The Feast in the House of Levi (1573) by Paolo Veronese was investigated by the Roman Inquisition, who asked, "Does it seem suitable to you, in the Last Supper of our Lord, to represent buffoons, drunken Germans, dwarfs, and other such absurdities?" and gave him three months to make changes. Veronese simply retitled it The Feast in the House of Levi.

We see this a lot with Caravaggio and the controversies over his naturalistic style when applied to religious subjects:

Caravaggio was known for painting very realistically, using models instead of standard convention and idealization.He made his figures lifelike and relatable, as opposed to portraying unrealistic or phony poses. In this instance, however, the patrons wanted an idealization of the beloved Saint, someone who its viewers could admire and strain to be like. They did not want a bumbling peasant who looked as if he just walked in off the street. With the angel sweeping down and the Saint's stool teetering in movement, it is arguably one of Caravaggio's earliest examples of his dynamic style. It was a much more exciting composition than the first. Even though Caravaggio changed the composition to suit the desires of the patron, you can still see his own style under the more refined subject of Saint Matthew.

...Caravaggio depicted the Saint as an unlearned peasant, gaping in the presence of the angel.

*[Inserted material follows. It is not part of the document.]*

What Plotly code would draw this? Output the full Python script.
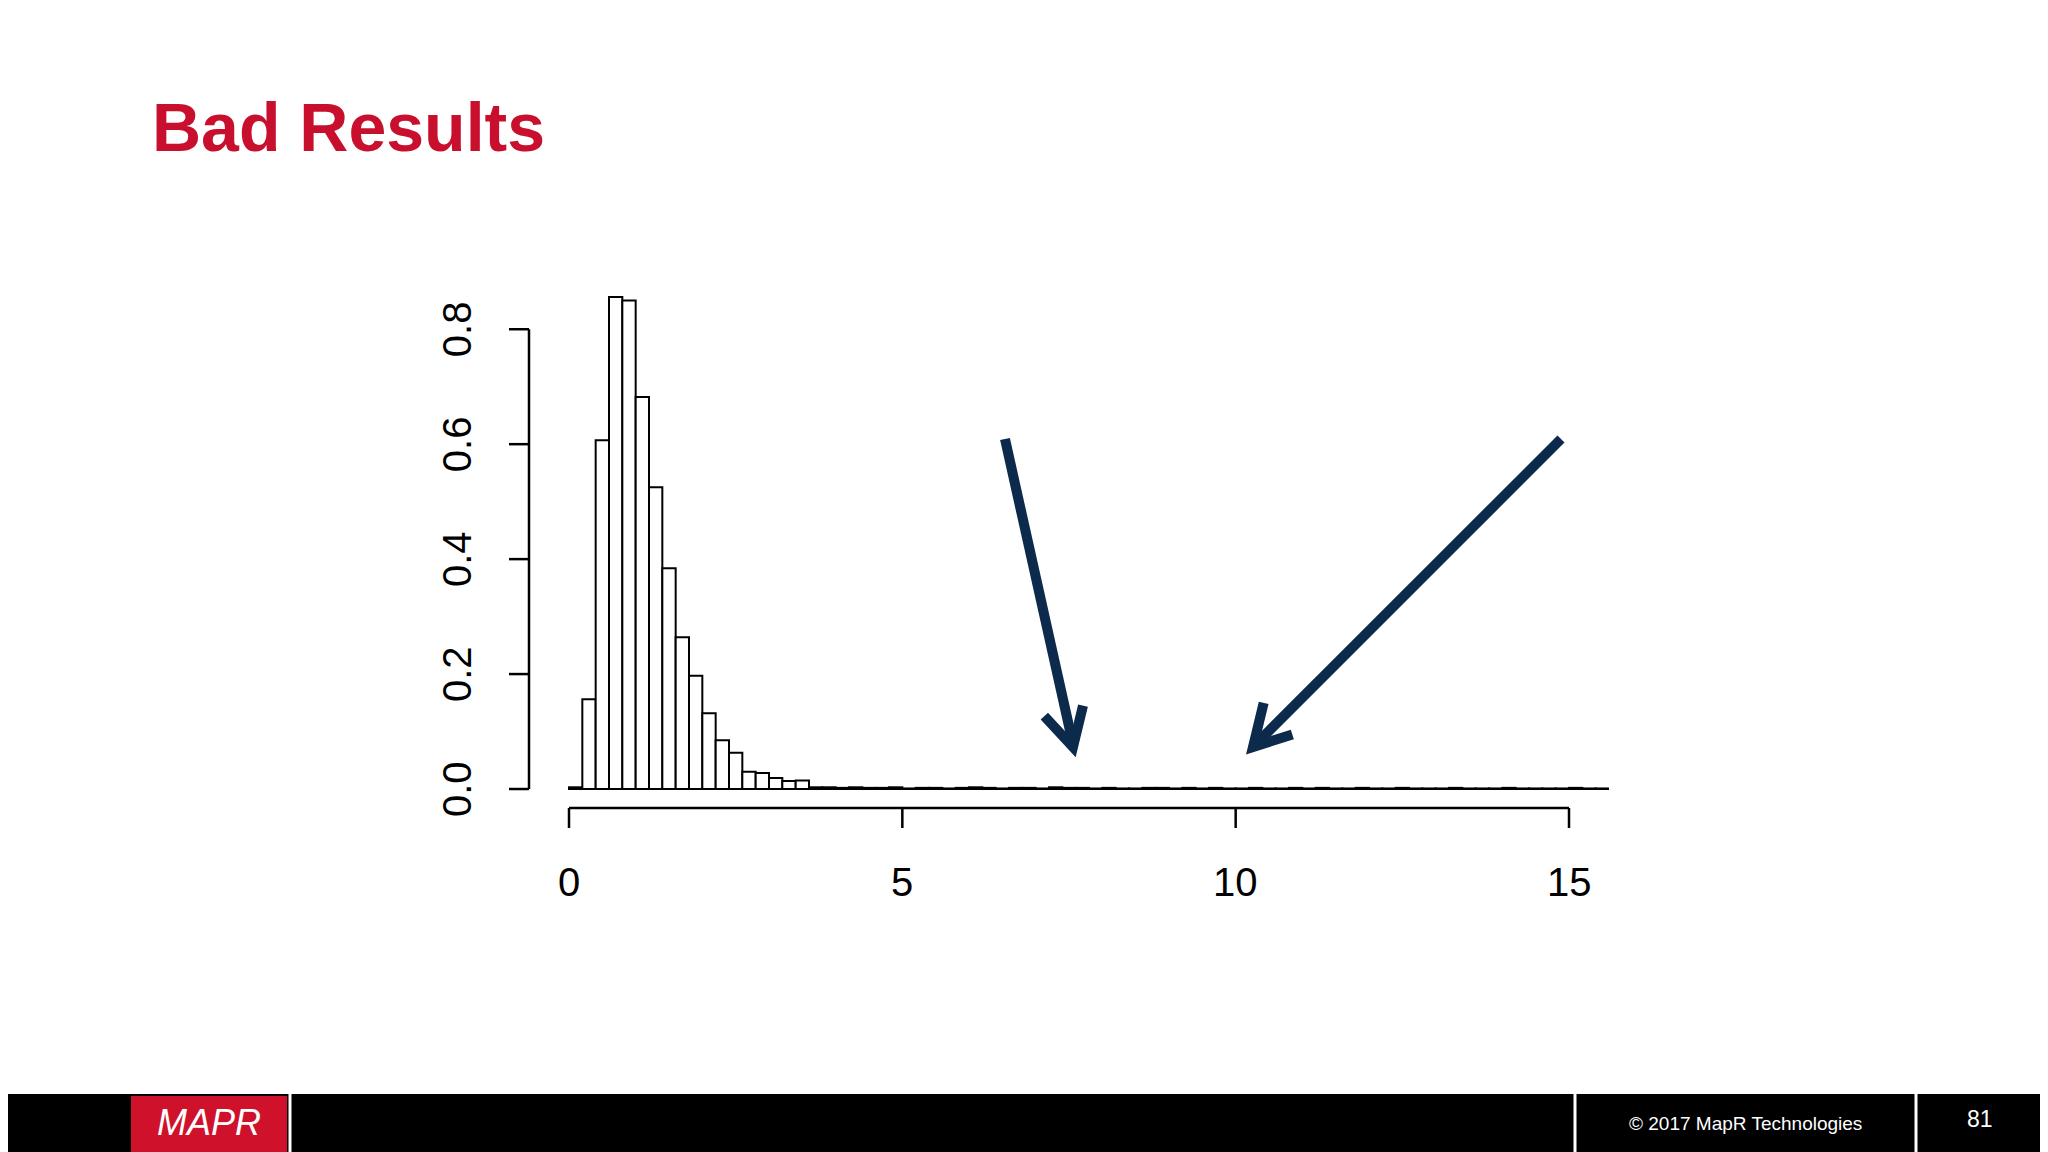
import plotly.graph_objects as go

bin_width = 0.2
bin_starts = [round(i * 0.2, 1) for i in range(78)]
density = [0.003, 0.156, 0.607, 0.856, 0.850, 0.682, 0.525, 0.384, 0.264, 0.197,
           0.132, 0.085, 0.063, 0.030, 0.028, 0.019, 0.014, 0.015,
           0.003, 0.003, 0.002, 0.003, 0.002, 0.002, 0.003, 0.001, 0.002, 0.002,
           0.001, 0.002, 0.003, 0.002, 0.001, 0.002, 0.002, 0.001, 0.003, 0.002,
           0.002, 0.001, 0.002, 0.001, 0.001, 0.002, 0.002, 0.001, 0.002, 0.001,
           0.002, 0.001, 0.001, 0.002, 0.001, 0.001, 0.002, 0.001, 0.002, 0.001,
           0.001, 0.002, 0.001, 0.001, 0.002, 0.001, 0.001, 0.001, 0.002, 0.001,
           0.001, 0.001, 0.002, 0.001, 0.001, 0.001, 0.001, 0.002, 0.001, 0.001]
x_ticks = [0, 5, 10, 15]
y_ticks = [0.0, 0.2, 0.4, 0.6, 0.8]
y_tick_labels = ["0.0", "0.2", "0.4", "0.6", "0.8"]

XR = [-0.6, 15.6]
YR = [-0.04, 0.87]
W, H = 2048, 1152
OFF = 8
L, R, T, B = 529 - OFF, 439 + OFF, 289 - OFF, 340 + OFF

def dx(x):
    return (x - XR[0]) / (XR[1] - XR[0])
def dy(y):
    return (y - YR[0]) / (YR[1] - YR[0])
pw, ph = W - L - R, H - T - B
def px(x):
    return (x - OFF - L) / pw
def py(y):
    return (H - B - (y - OFF)) / ph

centers = [s + bin_width / 2 for s in bin_starts]
fig = go.Figure(go.Bar(x=centers, y=density, width=bin_width,
                       marker=dict(color="white", line=dict(color="black", width=2)),
                       hoverinfo="skip"))

P = dict(xref="paper", yref="paper")
shapes = []
annots = []
ax_y = -0.033
ax_x = -0.6
lw = dict(color="black", width=2.5)
shapes.append(dict(type="rect", **P, x0=px(-20), x1=px(W + 20), y0=py(1094), y1=py(1170),
                   fillcolor="black", line=dict(width=0), layer="below"))
shapes.append(dict(type="line", **P, x0=dx(x_ticks[0]), x1=dx(x_ticks[-1]), y0=dy(ax_y), y1=dy(ax_y), line=lw))
for t in x_ticks:
    shapes.append(dict(type="line", **P, x0=dx(t), x1=dx(t), y0=dy(ax_y), y1=dy(ax_y) - 20 / ph, line=lw))
    annots.append(dict(**P, x=dx(t), y=dy(ax_y) - 74 / ph, xanchor="center", yanchor="middle",
                       text=str(t), showarrow=False, font=dict(size=40, color="black")))
shapes.append(dict(type="line", **P, x0=dx(ax_x), x1=dx(ax_x), y0=dy(y_ticks[0]), y1=dy(y_ticks[-1]), line=lw))
for t, lab in zip(y_ticks, y_tick_labels):
    shapes.append(dict(type="line", **P, x0=dx(ax_x), x1=dx(ax_x) - 20 / pw, y0=dy(t), y1=dy(t), line=lw))
    annots.append(dict(**P, x=px(457), y=dy(t), xanchor="center", yanchor="middle", text=lab,
                       showarrow=False, textangle=-90, font=dict(size=40, color="black")))

navy = "#0b2a4c"
shapes.append(dict(type="line", x0=6.54, y0=0.609, x1=7.56, y1=0.078, line=dict(color=navy, width=10)))
shapes.append(dict(type="path", path="M 7.13 0.127 L 7.56 0.073 L 7.71 0.145", line=dict(color=navy, width=10)))
shapes.append(dict(type="line", x0=14.88, y0=0.609, x1=10.3, y1=0.078, line=dict(color=navy, width=10)))
shapes.append(dict(type="path", path="M 10.42 0.150 L 10.26 0.073 L 10.85 0.095", line=dict(color=navy, width=10)))

shapes.append(dict(type="rect", **P, x0=px(131), x1=px(287), y0=py(1096), y1=py(1152),
                   fillcolor="#d0112b", line=dict(width=0)))
for sx in [290, 1575, 1916]:
    shapes.append(dict(type="line", **P, x0=px(sx), x1=px(sx), y0=py(1094), y1=py(1152),
                       line=dict(color="white", width=3)))
annots.append(dict(**P, x=px(209), y=py(1122), xanchor="center", yanchor="middle", text="<i>MAPR</i>",
                   showarrow=False, font=dict(size=36, color="white")))
annots.append(dict(**P, x=px(1745), y=py(1123), xanchor="center", yanchor="middle",
                   text="© 2017 MapR Technologies", showarrow=False, font=dict(size=19, color="white")))
annots.append(dict(**P, x=px(1980), y=py(1119), xanchor="center", yanchor="middle", text="81",
                   showarrow=False, font=dict(size=23, color="white")))
annots.append(dict(**P, x=px(150), y=py(127), xanchor="left", yanchor="middle", text="<b>Bad Results</b>",
                   showarrow=False, font=dict(size=68, color="#c8102e")))

fig.update_layout(
    width=W, height=H,
    margin=dict(l=L, r=R, t=T, b=B),
    paper_bgcolor="white", plot_bgcolor="white",
    xaxis=dict(range=XR, visible=False),
    yaxis=dict(range=YR, visible=False),
    showlegend=False,
    font=dict(family="Liberation Sans, Arial"),
    shapes=shapes,
    annotations=annots,
)

fig.write_html("out.html")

The church rejected Caravaggio's irreverent presentation of the saint, and Caravaggio replaced it with a more glorifying image, The Inspiration of Saint Matthew, which remains in the Chapel today.

...The lost painting showed Saint Matthew as poorly groomed, with dirty feet. Although this was the style of Caravaggio, the church leaders thought it was too crude and did not want to have what looked like a peasant hanging in their sacred altarpiece.